3. Pushing yourself. Surprising yourself with your ability. I used to run cross-country for the my last two years of high school, and there was nothing I loved more than races. I was always nervous beforehand (who wasn’t?) but during the race, the drive would kick in and I’d push myself more than I knew I was physically able.

4. Seeing people cheer you on along the race route– and at the finish line. No matter your running speed or experience, it always makes a difference knowing that you have people you love cheering you on and supporting you throughout the race– even if you don’t see them, you know they’re there!

(post-race brunch with southern cousins! couldn’t have asked for a better way to celebrate.)

 

5. Because I can. I know only too well what it’s like to not be able to run. After running the half-marathon in 2010, I developed a really bad knee problem after a killer session with my mom’s trainer. I felt like I was in the best shape of my life… but I couldn’t run more than one mile before I started to feel a slight pinching in my knee cap; in the next half mile, the pain would become unbearable. And this kept happening, like clockwork. I managed to heal whatever was going on with my knee with some help from an orthopedic doctor, but the sensation comes back every now and then. Still, I’m able to run so much more now, and I’m not going to make up stupid excuses for not running when I’m finally able to.

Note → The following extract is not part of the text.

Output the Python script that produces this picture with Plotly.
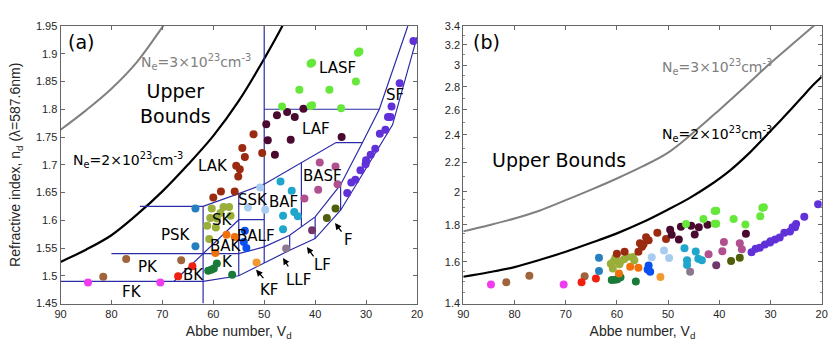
import numpy as np
import plotly.graph_objs as go

# ---- glass families: Abbe number V_d and refractive index n_d ----
families = ["FK", "PK", "BK", "K", "BAK", "PSK", "SK", "SSK", "BALF", "BAF",
            "BASF", "LF", "F", "LLF", "KF", "LAK", "LAF", "LASF", "SF"]

fk_v = [84.6, 70.4]
fk_n = [1.488, 1.488]
pk_v = [81.6, 77.1, 66.3]
pk_n = [1.498, 1.530, 1.528]
bk_v = [66.9, 64.1]
bk_n = [1.499, 1.517]
k_v = [61.0, 60.4, 59.9, 59.3, 56.3]
k_n = [1.509, 1.511, 1.513, 1.522, 1.502]
bak_v = [59.6, 57.4, 55.8]
bak_n = [1.541, 1.574, 1.570]
psk_v = [63.5, 63.5]
psk_n = [1.621, 1.553]
sk_v = [60.3, 58.0, 56.9, 58.6, 60.6, 59.3, 56.6, 61.2, 59.5, 60.8]
sk_n = [1.621, 1.624, 1.624, 1.613, 1.604, 1.603, 1.608, 1.590, 1.587, 1.566]
ssk_v = [50.8, 53.2, 49.8]
ssk_n = [1.659, 1.623, 1.619]
balf_v = [53.8, 54.0, 53.5]
balf_n = [1.581, 1.561, 1.550]
baf_v = [46.8, 44.6, 46.3, 44.1, 43.4, 46.3]
baf_n = [1.670, 1.653, 1.608, 1.615, 1.607, 1.584]
basf_v = [39.1, 36.0, 35.6, 39.4, 42.1]
basf_n = [1.704, 1.697, 1.665, 1.655, 1.639]
lf_v = [40.6]
lf_n = [1.582]
f_v = [37.7, 36.0]
f_n = [1.604, 1.621]
llf_v = [45.7]
llf_n = [1.549]
kf_v = [51.5]
kf_n = [1.524]
lak_v = [52.1, 54.3, 53.8, 50.4, 55.5, 54.8, 55.1, 55.8, 58.5, 60.0]
lak_n = [1.755, 1.730, 1.714, 1.721, 1.698, 1.692, 1.679, 1.652, 1.652, 1.641]
laf_v = [49.6, 49.3, 47.5, 45.5, 44.0, 42.3, 44.8, 47.9, 34.8]
laf_n = [1.773, 1.744, 1.789, 1.795, 1.786, 1.801, 1.745, 1.718, 1.750]
lasf_v = [40.9, 40.6, 31.6, 31.3, 32.0, 37.2, 43.1, 46.5, 40.9, 40.6, 34.9]
lasf_n = [1.882, 1.884, 1.902, 1.904, 1.850, 1.835, 1.835, 1.805, 1.806, 1.807, 1.802]
sf_v = [20.7, 23.4, 25.0, 25.7, 25.2, 26.2, 27.3, 28.2, 29.1, 30.0, 30.1, 31.1, 32.1, 32.9, 33.7]
sf_n = [1.923, 1.847, 1.805, 1.786, 1.786, 1.763, 1.756, 1.729, 1.718, 1.708, 1.701, 1.690, 1.673, 1.668, 1.649]

family_v = [fk_v, pk_v, bk_v, k_v, bak_v, psk_v, sk_v, ssk_v, balf_v, baf_v,
            basf_v, lf_v, f_v, llf_v, kf_v, lak_v, laf_v, lasf_v, sf_v]
family_n = [fk_n, pk_n, bk_n, k_n, bak_n, psk_n, sk_n, ssk_n, balf_n, baf_n,
            basf_n, lf_n, f_n, llf_n, kf_n, lak_n, laf_n, lasf_n, sf_n]
family_colors = ["#f03cf0", "#a0643c", "#f02010", "#1a7a3a", "#f0700a", "#2680c0",
                 "#9aae3a", "#a8ccf0", "#0a50f0", "#1ea6cc", "#b0508e", "#703868",
                 "#50600a", "#8c7890", "#f09a30", "#9a2a10", "#4a0a30", "#66e83a", "#6030d8"]

# ---- upper bound curves ----
ne2_v = [90, 85, 80, 75, 70, 65, 60, 55, 50, 46, 42, 38, 34, 30, 27, 24, 22, 20]
ne2_n = [1.525, 1.547, 1.573, 1.610, 1.652, 1.700, 1.752, 1.815, 1.891, 1.958,
         2.040, 2.140, 2.270, 2.430, 2.560, 2.700, 2.800, 2.890]
ne3_v = [90, 85, 80, 75, 70, 65, 60, 55, 50, 45, 40, 35, 30, 25, 21.6, 20]
ne3_n = [1.763, 1.798, 1.837, 1.885, 1.948, 2.015, 2.088, 2.170, 2.268, 2.420,
         2.600, 2.800, 3.020, 3.240, 3.400, 3.480]

# ---- glass-region boundaries (V, n) ----
bound_lines = [
    ([80, 55, 50, 45, 40, 35, 30.7, 27.4, 21.8],
     [1.54, 1.54, 1.552, 1.573, 1.606, 1.664, 1.74, 1.80, 1.95]),
    ([90, 62, 55, 50, 45, 40, 35, 24.8, 20],
     [1.49, 1.49, 1.50, 1.523, 1.546, 1.567, 1.618, 1.772, 1.93]),
    ([74.4, 62, 55, 50, 35.9, 30.7], [1.625, 1.625, 1.648, 1.665, 1.74, 1.74]),
    ([62, 62], [1.45, 1.625]),
    ([55, 55], [1.50, 1.648]),
    ([50, 50], [1.523, 1.95]),
    ([42.7, 42.7], [1.588, 1.704]),
    ([45, 45], [1.546, 1.573]),
    ([40, 40], [1.567, 1.606]),
    ([35, 35], [1.618, 1.664]),
    ([55, 50], [1.601, 1.601]),
    ([50, 27.4], [1.80, 1.80]),
    ([67.7, 55], [1.49, 1.601]),
]

region_labels = ["LASF", "SF", "LAF", "LAK", "BASF", "SSK", "BAF", "SK", "PSK",
                 "BALF", "BAK", "K", "PK", "BK", "FK", "KF", "LLF", "LF", "F"]
region_v = [35.6, 24.3, 39.8, 60.1, 38.6, 52.2, 46.2, 58.2, 67.3,
            51.7, 57.6, 57.3, 72.8, 63.9, 75.9, 49.1, 43.3, 38.5, 33.5]
region_n = [1.874, 1.825, 1.765, 1.697, 1.680, 1.637, 1.633, 1.601, 1.574,
            1.571, 1.553, 1.525, 1.516, 1.502, 1.471, 1.474, 1.493, 1.519, 1.564]

# arrows: (tip V, tip n, tail V, tail n)
arrow_tip_v = [51.6, 46.3, 41.6, 36.1]
arrow_tip_n = [1.511, 1.532, 1.552, 1.595]
arrow_tail_v = [49.9, 45.1, 40.1, 34.6]
arrow_tail_n = [1.493, 1.514, 1.532, 1.577]

fig = go.Figure()

for xa, ya in [("x", "y"), ("x2", "y2")]:
    fig.add_trace(go.Scatter(x=ne3_v, y=ne3_n, mode="lines", line=dict(color="#808080", width=2, shape="spline"),
                             xaxis=xa, yaxis=ya, showlegend=False, hoverinfo="skip"))
    fig.add_trace(go.Scatter(x=ne2_v, y=ne2_n, mode="lines", line=dict(color="black", width=2.2, shape="spline"),
                             xaxis=xa, yaxis=ya, showlegend=False, hoverinfo="skip"))

# boundaries (left panel only)
bx, by = [], []
for vv, nn in bound_lines:
    bx += vv + [None]
    by += nn + [None]
fig.add_trace(go.Scatter(x=bx, y=by, mode="lines", line=dict(color="#2c2ca6", width=1.2),
                         xaxis="x", yaxis="y", showlegend=False, hoverinfo="skip"))

for name, vv, nn, c in zip(families, family_v, family_n, family_colors):
    for xa, ya in [("x", "y"), ("x2", "y2")]:
        fig.add_trace(go.Scatter(x=vv, y=nn, mode="markers", name=name,
                                 marker=dict(color=c, size=8, line=dict(width=0)),
                                 xaxis=xa, yaxis=ya, showlegend=False))

lab_font = dict(family="DejaVu Sans", size=15, color="black")
ann = []
for t, v, n in zip(region_labels, region_v, region_n):
    ann.append(dict(x=v, y=n, xref="x", yref="y", text=t, showarrow=False, font=lab_font))
for tv, tn, av, an in zip(arrow_tip_v, arrow_tip_n, arrow_tail_v, arrow_tail_n):
    ann.append(dict(x=tv, y=tn, ax=av, ay=an, xref="x", yref="y", axref="x", ayref="y",
                    text="", showarrow=True, arrowhead=2, arrowsize=1, arrowwidth=1.3,
                    arrowcolor="black"))

ne3_txt = "N<sub>e</sub>=3\u00d710<sup>23</sup>cm<sup>-3</sup>"
ne2_txt = "N<sub>e</sub>=2\u00d710<sup>23</sup>cm<sup>-3</sup>"
ann += [
    dict(x=85.9, y=1.922, xref="x", yref="y", text="(a)", showarrow=False,
         font=dict(family="DejaVu Sans", size=19, color="black")),
    dict(x=67.4, y=1.811, xref="x", yref="y", text="Upper<br>Bounds", showarrow=False,
         font=dict(family="DejaVu Sans", size=19, color="black"), align="center"),
    dict(x=63.3, y=1.885, xref="x", yref="y", text=ne3_txt, showarrow=False,
         font=dict(family="DejaVu Sans", size=14, color="#808080")),
    dict(x=76.7, y=1.708, xref="x", yref="y", text=ne2_txt, showarrow=False,
         font=dict(family="DejaVu Sans", size=14, color="black")),
    dict(x=85.4, y=np.log10(3.233), xref="x2", yref="y2", text="(b)", showarrow=False,
         font=dict(family="DejaVu Sans", size=19, color="black")),
    dict(x=71.4, y=np.log10(2.213), xref="x2", yref="y2", text="Upper Bounds", showarrow=False,
         font=dict(family="DejaVu Sans", size=19, color="black")),
    dict(x=40.5, y=np.log10(2.982), xref="x2", yref="y2", text=ne3_txt, showarrow=False,
         font=dict(family="DejaVu Sans", size=14, color="#808080")),
    dict(x=40.5, y=np.log10(2.411), xref="x2", yref="y2", text=ne2_txt, showarrow=False,
         font=dict(family="DejaVu Sans", size=14, color="black")),
]

tick_font = dict(family="Liberation Sans", size=11, color="#262626")
title_font = dict(family="Liberation Sans", size=14, color="#262626")
axis_common = dict(showline=True, linecolor="#666666", linewidth=1, mirror="ticks",
                   ticks="inside", ticklen=4, tickcolor="#666666", showgrid=False,
                   zeroline=False, tickfont=tick_font, automargin=False)

ylog_vals = [1.4, 1.6, 1.8, 2.0, 2.2, 2.4, 2.6, 2.8, 3.0, 3.2, 3.4]
ylog_text = ["1.4", "1.6", "1.8", "2", "2.2", "2.4", "2.6", "2.8", "3", "3.2", "3.4"]
ylog_minor = [1.45, 1.5, 1.55, 1.65, 1.7, 1.75, 1.85, 1.9, 1.95, 2.1, 2.3, 2.5, 2.7, 2.9, 3.1, 3.3]

W, H = 830, 347
def xdom(p0, p1):
    return [p0 / W, p1 / W]
ydom = [1 - 303.5 / H, 1 - 26 / H]

fig.update_layout(
    width=W, height=H, margin=dict(l=0, r=0, t=0, b=0, autoexpand=False),
    paper_bgcolor="white", plot_bgcolor="white", hovermode=False,
    xaxis=dict(domain=xdom(60.5, 417), range=[90, 20], tickvals=[90, 80, 70, 60, 50, 40, 30, 20],
               title=dict(text="Abbe number, V<sub>d</sub>", font=title_font, standoff=7), **axis_common),
    yaxis=dict(domain=ydom, range=[1.45, 1.95],
               tickvals=[1.45, 1.5, 1.55, 1.6, 1.65, 1.7, 1.75, 1.8, 1.85, 1.9, 1.95],
               ticktext=["1.45", "1.5", "1.55", "1.6", "1.65", "1.7", "1.75", "1.8", "1.85", "1.9", "1.95"],
               title=dict(text="Refractive index, n<sub>d</sub> (\u03bb=587.6nm)", font=title_font, standoff=11),
               **axis_common),
    xaxis2=dict(domain=xdom(463.3, 821.7), range=[90, 20], tickvals=[90, 80, 70, 60, 50, 40, 30, 20],
                anchor="y2",
                title=dict(text="Abbe number, V<sub>d</sub>", font=title_font, standoff=7), **axis_common),
    yaxis2=dict(domain=ydom, type="log", range=[np.log10(1.4), np.log10(3.4)],
                tickvals=ylog_vals, ticktext=ylog_text, anchor="x2",
                minor=dict(tickvals=ylog_minor, ticks="inside", ticklen=2, tickcolor="#888888"),
                **axis_common),
    annotations=ann,
)

# drop the browser's default 8px page margin so the figure sits at (0, 0)
fig.write_html("out.html", config={"displayModeBar": False},
               post_script="document.body.style.margin='0px';")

6. Because there are so many people that can’t. By that, I mean there are many who are physically unable to run; by running, it’s like I’m vowing to not take my legs for granted. If I’m able to use them, I can’t take that gift for granted.

I’m glad I wrote this post, because I’ve been making more of an effort to run lately (since 3 days ago when I started drafting this up). And everytime I run, it seems, I think of another reason that I’m glad I’m out in the freezing cold, running. So thanks for letting me get my thoughts out there, as I think sometimes that’s the whole point of blogging– not sharing our thoughts for other people, but for ourselves.